I know what you mean about your progress, Brandi. I see it myself when I look at old drawings I've done to where I'm at now. It's a good feeling. 

Equusketch, the testimonial from Duke's owner is soooo touching! You must be proud.


----------



## fuzzyfeet123 (Nov 3, 2010)

I have had 2 really nice ones, I did a presentation that included a powerpoint slide of my drawings, and someone said that my drawings were better than the photo. I then explained that "the photo" _was_ one of my drawings. I was also told by a girl in my art class that she "really looks up to me as an artist," which made my day.


----------



## kcortese (Oct 21, 2010)

I get choked up when completing a pet portrait and the owner starts crying. They make me cry because usually the pet has passed to the rainbow bridge. I had a customer cry in my livingroom, I started crying too, and we hugged each other in tears.
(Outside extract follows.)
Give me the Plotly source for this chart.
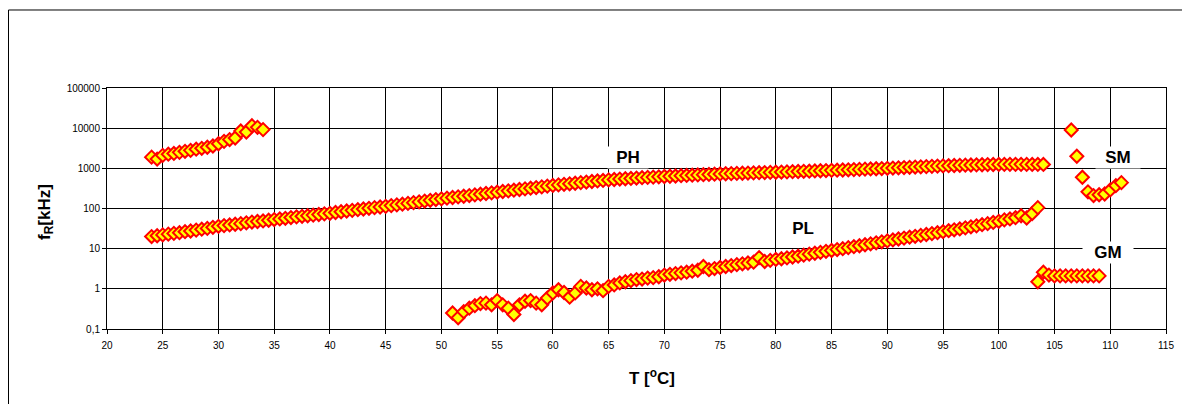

Sure I receive compliment after copliment at art shows, but it's not the same as touching a persons heart when you capture their pets true soul into a piece of art. It's always a very moving moment.


----------



## Wingedrat (Nov 3, 2010)

kcortese said:


> I get choked up when completing a pet portrait and the owner starts crying. They make me cry because usually the pet has passed to the rainbow bridge. I had a customer cry in my livingroom, I started crying too, and we hugged each other in tears.
> 
> Sure I receive compliment after copliment at art shows, but it's not the same as touching a persons heart when you capture their pets true soul into a piece of art. It's always a very moving moment.


Awe... I got a little bleary eyed at the thought.

My best complement ever was on a drawing of a giraffe. A lady told me that I captured the essence of friendliness.


----------



## BgArt (Dec 8, 2010)

My favorite compliment is when someone says they smile everytime they see my art on the wall in their house.


----------